> **Task goal**: Leave the pictures out and copy exactly the lines from the line containing "Clone this chart in Chart.js." to the line containing "const seriesNames = ['Talep', 'Ortalama", both lines included.

> **Entries provided**:
►
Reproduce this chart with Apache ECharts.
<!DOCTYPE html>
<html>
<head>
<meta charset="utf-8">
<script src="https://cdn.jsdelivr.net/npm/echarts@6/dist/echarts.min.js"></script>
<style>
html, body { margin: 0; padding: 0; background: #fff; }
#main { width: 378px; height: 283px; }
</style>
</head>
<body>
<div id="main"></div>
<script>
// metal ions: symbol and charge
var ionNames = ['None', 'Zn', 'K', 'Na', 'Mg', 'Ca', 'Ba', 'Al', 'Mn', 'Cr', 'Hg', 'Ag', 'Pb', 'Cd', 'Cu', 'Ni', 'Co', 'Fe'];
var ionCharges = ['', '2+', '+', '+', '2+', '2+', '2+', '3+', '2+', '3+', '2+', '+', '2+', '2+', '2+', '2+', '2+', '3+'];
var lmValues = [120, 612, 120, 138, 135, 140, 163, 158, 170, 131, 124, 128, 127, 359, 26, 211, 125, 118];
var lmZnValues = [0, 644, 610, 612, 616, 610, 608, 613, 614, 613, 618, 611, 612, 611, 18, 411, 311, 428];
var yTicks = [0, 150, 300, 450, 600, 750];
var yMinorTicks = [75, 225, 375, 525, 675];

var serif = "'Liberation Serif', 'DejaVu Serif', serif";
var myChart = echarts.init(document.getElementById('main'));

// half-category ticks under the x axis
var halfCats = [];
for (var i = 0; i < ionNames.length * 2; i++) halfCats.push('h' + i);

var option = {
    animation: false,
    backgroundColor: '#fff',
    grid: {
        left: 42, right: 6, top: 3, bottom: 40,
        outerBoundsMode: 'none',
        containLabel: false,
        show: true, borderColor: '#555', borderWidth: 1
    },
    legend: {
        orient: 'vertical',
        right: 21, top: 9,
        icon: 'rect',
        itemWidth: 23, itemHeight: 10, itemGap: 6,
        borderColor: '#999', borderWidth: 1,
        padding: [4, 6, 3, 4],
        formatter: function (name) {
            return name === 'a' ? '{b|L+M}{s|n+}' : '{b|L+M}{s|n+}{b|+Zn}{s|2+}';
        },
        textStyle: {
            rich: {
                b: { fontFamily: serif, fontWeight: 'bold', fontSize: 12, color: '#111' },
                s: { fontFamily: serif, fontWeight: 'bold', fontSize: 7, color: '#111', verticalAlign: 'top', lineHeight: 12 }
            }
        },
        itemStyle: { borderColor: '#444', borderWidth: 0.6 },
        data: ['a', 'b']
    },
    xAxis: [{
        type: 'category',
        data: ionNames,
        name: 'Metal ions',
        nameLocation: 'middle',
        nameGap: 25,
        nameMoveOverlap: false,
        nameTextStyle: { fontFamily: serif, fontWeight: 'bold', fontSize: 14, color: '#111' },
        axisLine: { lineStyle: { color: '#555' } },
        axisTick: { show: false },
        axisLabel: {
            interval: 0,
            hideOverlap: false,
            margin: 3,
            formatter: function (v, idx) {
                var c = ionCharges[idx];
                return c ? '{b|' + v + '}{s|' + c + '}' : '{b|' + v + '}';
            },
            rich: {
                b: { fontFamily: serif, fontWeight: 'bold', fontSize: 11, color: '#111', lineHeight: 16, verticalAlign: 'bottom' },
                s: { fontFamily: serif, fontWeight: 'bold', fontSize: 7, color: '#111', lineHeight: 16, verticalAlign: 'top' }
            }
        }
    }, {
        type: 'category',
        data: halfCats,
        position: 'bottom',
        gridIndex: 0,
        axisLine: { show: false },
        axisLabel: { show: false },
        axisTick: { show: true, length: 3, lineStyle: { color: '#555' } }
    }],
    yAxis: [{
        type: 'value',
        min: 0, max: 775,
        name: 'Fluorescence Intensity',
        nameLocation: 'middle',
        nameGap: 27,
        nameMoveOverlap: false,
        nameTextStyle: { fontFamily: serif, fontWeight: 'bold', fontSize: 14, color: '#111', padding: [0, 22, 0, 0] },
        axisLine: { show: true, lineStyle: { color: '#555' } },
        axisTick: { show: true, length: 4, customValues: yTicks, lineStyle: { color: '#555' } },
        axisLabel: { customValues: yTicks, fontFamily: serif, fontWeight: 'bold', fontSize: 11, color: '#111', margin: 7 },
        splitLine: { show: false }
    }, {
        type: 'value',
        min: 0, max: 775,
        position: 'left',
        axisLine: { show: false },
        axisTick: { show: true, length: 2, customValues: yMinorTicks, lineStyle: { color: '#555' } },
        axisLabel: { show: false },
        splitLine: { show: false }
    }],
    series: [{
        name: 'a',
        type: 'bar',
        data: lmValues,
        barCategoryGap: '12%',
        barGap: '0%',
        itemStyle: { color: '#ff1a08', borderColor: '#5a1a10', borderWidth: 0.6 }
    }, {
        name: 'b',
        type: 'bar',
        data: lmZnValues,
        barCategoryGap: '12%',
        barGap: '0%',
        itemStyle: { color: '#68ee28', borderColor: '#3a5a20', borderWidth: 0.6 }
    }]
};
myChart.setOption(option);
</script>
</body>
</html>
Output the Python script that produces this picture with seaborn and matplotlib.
◄
►
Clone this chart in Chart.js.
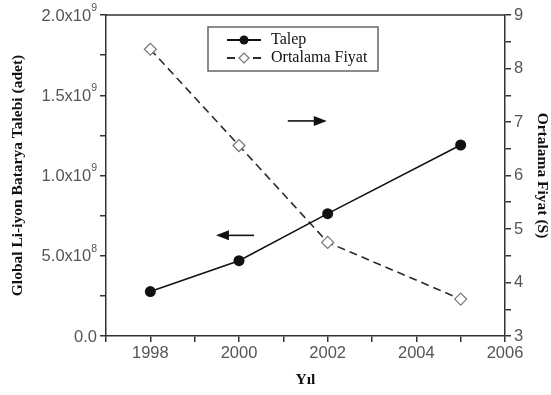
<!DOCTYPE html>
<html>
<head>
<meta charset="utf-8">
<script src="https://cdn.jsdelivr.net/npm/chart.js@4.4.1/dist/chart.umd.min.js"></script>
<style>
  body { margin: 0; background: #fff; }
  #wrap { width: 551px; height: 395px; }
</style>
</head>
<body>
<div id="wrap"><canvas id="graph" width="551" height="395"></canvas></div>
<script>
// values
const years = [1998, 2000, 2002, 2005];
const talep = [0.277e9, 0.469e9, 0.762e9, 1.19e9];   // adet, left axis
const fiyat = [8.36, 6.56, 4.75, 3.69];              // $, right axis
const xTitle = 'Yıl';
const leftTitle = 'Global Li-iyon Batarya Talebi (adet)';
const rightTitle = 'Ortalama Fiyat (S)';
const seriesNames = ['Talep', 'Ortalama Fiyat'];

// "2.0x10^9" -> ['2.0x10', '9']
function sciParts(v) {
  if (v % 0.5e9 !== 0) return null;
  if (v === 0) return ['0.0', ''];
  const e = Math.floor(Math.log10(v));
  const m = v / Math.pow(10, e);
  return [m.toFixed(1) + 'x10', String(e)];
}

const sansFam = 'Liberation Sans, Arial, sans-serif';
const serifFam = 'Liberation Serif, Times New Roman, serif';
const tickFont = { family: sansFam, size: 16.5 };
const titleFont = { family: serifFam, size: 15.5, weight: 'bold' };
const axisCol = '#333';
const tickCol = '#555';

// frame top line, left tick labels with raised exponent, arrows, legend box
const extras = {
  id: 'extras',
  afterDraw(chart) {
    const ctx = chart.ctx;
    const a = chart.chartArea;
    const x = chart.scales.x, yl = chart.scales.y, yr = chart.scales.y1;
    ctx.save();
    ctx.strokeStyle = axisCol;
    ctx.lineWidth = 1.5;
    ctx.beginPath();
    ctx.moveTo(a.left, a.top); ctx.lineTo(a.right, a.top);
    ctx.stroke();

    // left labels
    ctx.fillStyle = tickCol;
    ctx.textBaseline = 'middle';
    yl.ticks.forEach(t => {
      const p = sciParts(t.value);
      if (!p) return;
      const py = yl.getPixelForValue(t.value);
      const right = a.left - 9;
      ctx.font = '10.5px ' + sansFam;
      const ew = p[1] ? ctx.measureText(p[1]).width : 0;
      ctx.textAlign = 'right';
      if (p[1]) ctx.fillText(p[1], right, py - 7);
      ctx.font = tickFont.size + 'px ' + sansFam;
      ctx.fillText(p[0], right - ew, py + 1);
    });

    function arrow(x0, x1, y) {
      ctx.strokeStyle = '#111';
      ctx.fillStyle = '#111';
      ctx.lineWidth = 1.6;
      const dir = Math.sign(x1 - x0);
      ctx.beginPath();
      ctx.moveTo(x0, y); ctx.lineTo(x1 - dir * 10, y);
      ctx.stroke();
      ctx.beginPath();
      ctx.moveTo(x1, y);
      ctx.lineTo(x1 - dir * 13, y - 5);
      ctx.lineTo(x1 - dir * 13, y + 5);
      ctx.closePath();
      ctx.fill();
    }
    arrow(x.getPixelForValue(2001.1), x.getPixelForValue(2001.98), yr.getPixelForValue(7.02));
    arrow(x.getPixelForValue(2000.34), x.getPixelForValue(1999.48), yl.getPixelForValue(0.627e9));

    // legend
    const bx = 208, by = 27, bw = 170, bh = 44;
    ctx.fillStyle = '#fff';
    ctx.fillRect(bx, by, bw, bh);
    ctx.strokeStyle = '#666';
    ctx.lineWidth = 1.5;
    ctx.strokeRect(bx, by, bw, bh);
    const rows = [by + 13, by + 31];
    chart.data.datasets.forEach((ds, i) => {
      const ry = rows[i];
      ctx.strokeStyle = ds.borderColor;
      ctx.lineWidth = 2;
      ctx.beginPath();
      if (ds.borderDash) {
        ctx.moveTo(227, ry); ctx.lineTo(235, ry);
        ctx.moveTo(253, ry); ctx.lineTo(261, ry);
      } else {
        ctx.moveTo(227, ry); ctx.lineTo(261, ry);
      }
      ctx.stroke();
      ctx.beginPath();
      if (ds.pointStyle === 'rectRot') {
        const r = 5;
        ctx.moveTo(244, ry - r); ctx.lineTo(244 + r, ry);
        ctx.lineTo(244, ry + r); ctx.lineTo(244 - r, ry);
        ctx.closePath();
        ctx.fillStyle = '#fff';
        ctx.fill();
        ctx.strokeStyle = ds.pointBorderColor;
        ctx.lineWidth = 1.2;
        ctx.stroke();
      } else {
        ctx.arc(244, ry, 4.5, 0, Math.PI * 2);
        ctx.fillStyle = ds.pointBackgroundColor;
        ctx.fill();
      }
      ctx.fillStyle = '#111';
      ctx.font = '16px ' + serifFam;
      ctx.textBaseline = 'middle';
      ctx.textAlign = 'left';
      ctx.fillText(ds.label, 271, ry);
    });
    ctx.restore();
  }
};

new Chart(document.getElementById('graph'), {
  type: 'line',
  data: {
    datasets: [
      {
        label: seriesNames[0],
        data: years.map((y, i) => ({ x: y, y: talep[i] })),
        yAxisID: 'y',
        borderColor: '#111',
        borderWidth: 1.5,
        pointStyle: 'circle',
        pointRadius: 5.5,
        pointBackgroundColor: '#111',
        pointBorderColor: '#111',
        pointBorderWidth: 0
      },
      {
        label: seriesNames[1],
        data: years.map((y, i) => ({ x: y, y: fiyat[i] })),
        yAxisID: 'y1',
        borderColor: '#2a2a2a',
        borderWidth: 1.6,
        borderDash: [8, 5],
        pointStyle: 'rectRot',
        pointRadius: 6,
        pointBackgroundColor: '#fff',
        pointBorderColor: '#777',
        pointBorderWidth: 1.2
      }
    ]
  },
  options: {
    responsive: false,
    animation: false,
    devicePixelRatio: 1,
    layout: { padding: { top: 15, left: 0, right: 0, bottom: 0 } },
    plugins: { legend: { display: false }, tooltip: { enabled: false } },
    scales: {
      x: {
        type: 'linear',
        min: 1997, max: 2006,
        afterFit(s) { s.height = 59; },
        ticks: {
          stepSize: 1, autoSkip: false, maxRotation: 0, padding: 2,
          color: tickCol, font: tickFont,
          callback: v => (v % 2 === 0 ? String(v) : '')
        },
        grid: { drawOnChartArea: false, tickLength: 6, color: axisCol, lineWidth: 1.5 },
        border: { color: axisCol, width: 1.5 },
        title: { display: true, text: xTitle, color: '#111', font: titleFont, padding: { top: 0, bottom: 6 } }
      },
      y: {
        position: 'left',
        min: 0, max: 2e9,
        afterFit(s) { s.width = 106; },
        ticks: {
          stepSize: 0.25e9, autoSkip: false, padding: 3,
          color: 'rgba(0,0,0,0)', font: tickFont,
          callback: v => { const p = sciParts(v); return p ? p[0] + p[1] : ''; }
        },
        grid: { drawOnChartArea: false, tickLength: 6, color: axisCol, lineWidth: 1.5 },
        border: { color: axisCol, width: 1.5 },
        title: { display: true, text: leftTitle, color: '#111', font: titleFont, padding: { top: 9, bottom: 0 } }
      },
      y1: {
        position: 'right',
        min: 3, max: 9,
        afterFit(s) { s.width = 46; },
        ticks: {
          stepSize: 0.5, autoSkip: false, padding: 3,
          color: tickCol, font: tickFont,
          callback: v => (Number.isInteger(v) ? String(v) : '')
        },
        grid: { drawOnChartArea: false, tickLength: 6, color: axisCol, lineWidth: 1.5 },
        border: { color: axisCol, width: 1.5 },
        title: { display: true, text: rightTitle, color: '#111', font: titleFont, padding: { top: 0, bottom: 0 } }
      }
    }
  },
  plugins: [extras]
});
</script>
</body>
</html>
◄
> **The output**:
Clone this chart in Chart.js.
<!DOCTYPE html>
<html>
<head>
<meta charset="utf-8">
<script src="https://cdn.jsdelivr.net/npm/chart.js@4.4.1/dist/chart.umd.min.js"></script>
<style>
  body { margin: 0; background: #fff; }
  #wrap { width: 551px; height: 395px; }
</style>
</head>
<body>
<div id="wrap"><canvas id="graph" width="551" height="395"></canvas></div>
<script>
// values
const years = [1998, 2000, 2002, 2005];
const talep = [0.277e9, 0.469e9, 0.762e9, 1.19e9];   // adet, left axis
const fiyat = [8.36, 6.56, 4.75, 3.69];              // $, right axis
const xTitle = 'Yıl';
const leftTitle = 'Global Li-iyon Batarya Talebi (adet)';
const rightTitle = 'Ortalama Fiyat (S)';
const seriesNames = ['Talep', 'Ortalama Fiyat'];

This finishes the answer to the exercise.